**SUPPLIED RECORDS**

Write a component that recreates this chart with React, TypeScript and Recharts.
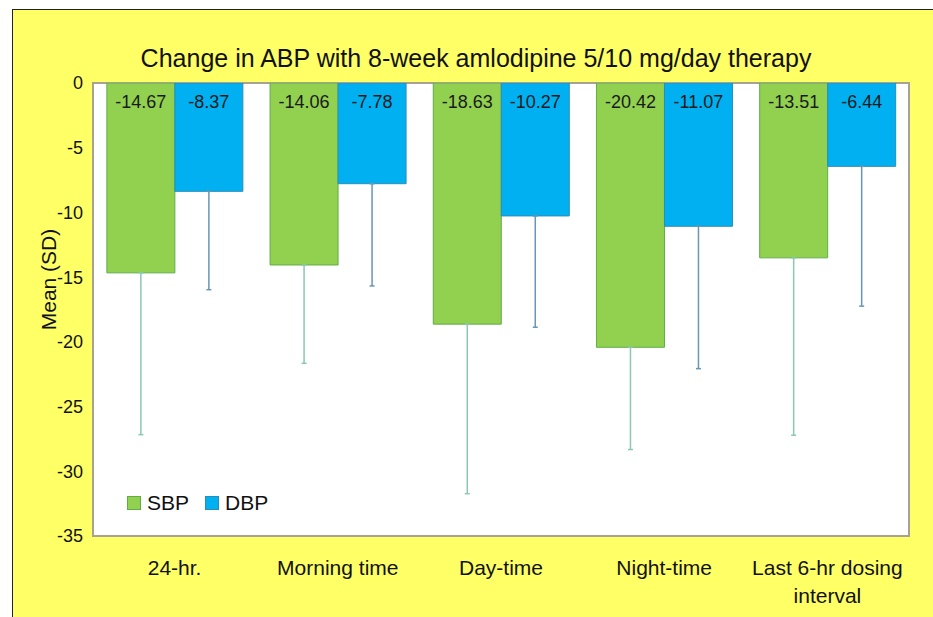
--
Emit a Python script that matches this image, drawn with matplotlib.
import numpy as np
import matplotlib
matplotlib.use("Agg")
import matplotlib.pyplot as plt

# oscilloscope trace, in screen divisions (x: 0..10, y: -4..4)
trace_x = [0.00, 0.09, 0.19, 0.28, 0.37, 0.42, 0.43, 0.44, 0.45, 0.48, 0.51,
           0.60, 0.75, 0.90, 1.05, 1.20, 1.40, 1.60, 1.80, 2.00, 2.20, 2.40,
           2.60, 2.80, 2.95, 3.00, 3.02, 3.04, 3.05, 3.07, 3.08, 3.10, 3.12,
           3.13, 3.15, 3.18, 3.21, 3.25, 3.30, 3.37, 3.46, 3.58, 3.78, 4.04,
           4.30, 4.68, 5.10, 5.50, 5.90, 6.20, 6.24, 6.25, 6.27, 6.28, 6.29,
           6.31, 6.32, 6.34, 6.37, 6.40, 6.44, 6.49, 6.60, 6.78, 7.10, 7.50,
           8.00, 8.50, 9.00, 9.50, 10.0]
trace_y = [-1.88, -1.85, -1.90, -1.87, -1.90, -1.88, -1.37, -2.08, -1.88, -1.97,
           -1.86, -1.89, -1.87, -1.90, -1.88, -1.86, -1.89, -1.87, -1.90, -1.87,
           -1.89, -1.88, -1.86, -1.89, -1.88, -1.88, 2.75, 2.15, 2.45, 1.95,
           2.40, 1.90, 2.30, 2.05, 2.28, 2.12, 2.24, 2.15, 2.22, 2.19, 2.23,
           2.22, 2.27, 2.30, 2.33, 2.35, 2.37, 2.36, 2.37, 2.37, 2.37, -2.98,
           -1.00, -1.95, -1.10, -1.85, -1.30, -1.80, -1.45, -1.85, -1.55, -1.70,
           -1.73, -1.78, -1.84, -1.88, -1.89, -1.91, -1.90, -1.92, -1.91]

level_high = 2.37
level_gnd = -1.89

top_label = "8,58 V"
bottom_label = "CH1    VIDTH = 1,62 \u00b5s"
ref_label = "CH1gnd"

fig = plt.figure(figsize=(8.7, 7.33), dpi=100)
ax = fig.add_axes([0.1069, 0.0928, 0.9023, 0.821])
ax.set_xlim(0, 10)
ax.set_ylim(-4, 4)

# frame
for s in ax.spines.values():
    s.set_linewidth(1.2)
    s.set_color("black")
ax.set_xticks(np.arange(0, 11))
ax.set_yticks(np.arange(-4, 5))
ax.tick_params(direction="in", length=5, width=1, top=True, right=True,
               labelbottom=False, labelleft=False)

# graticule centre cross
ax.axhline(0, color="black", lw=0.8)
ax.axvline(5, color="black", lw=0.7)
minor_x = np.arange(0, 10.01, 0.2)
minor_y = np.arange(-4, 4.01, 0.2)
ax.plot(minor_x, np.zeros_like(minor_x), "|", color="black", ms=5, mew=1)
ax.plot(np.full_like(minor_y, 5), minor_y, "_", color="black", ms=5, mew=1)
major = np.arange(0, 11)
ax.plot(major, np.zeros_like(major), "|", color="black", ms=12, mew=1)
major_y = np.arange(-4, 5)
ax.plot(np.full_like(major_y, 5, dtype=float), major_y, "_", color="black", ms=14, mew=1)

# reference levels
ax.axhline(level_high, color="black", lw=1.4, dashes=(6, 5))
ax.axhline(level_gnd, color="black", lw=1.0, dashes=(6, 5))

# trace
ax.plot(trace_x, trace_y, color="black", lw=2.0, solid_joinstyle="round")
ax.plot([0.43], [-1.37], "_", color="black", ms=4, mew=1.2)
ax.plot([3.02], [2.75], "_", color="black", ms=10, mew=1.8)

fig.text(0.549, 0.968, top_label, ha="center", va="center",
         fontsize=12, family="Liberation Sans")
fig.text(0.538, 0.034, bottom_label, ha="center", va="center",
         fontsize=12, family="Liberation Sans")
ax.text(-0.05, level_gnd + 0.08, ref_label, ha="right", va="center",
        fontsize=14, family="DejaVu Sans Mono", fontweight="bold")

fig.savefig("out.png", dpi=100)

**YOUR OBJECTIVE**
What is wanted is an exact copy of the lines from the line containing "Emit a Python" to the line containing "ax.set_ylim(-4, 4)", both lines included, and of no other line.

**ANSWER BELOW**
Emit a Python script that matches this image, drawn with matplotlib.
import numpy as np
import matplotlib
matplotlib.use("Agg")
import matplotlib.pyplot as plt

# oscilloscope trace, in screen divisions (x: 0..10, y: -4..4)
trace_x = [0.00, 0.09, 0.19, 0.28, 0.37, 0.42, 0.43, 0.44, 0.45, 0.48, 0.51,
           0.60, 0.75, 0.90, 1.05, 1.20, 1.40, 1.60, 1.80, 2.00, 2.20, 2.40,
           2.60, 2.80, 2.95, 3.00, 3.02, 3.04, 3.05, 3.07, 3.08, 3.10, 3.12,
           3.13, 3.15, 3.18, 3.21, 3.25, 3.30, 3.37, 3.46, 3.58, 3.78, 4.04,
           4.30, 4.68, 5.10, 5.50, 5.90, 6.20, 6.24, 6.25, 6.27, 6.28, 6.29,
           6.31, 6.32, 6.34, 6.37, 6.40, 6.44, 6.49, 6.60, 6.78, 7.10, 7.50,
           8.00, 8.50, 9.00, 9.50, 10.0]
trace_y = [-1.88, -1.85, -1.90, -1.87, -1.90, -1.88, -1.37, -2.08, -1.88, -1.97,
           -1.86, -1.89, -1.87, -1.90, -1.88, -1.86, -1.89, -1.87, -1.90, -1.87,
           -1.89, -1.88, -1.86, -1.89, -1.88, -1.88, 2.75, 2.15, 2.45, 1.95,
           2.40, 1.90, 2.30, 2.05, 2.28, 2.12, 2.24, 2.15, 2.22, 2.19, 2.23,
           2.22, 2.27, 2.30, 2.33, 2.35, 2.37, 2.36, 2.37, 2.37, 2.37, -2.98,
           -1.00, -1.95, -1.10, -1.85, -1.30, -1.80, -1.45, -1.85, -1.55, -1.70,
           -1.73, -1.78, -1.84, -1.88, -1.89, -1.91, -1.90, -1.92, -1.91]

level_high = 2.37
level_gnd = -1.89

top_label = "8,58 V"
bottom_label = "CH1    VIDTH = 1,62 \u00b5s"
ref_label = "CH1gnd"

fig = plt.figure(figsize=(8.7, 7.33), dpi=100)
ax = fig.add_axes([0.1069, 0.0928, 0.9023, 0.821])
ax.set_xlim(0, 10)
ax.set_ylim(-4, 4)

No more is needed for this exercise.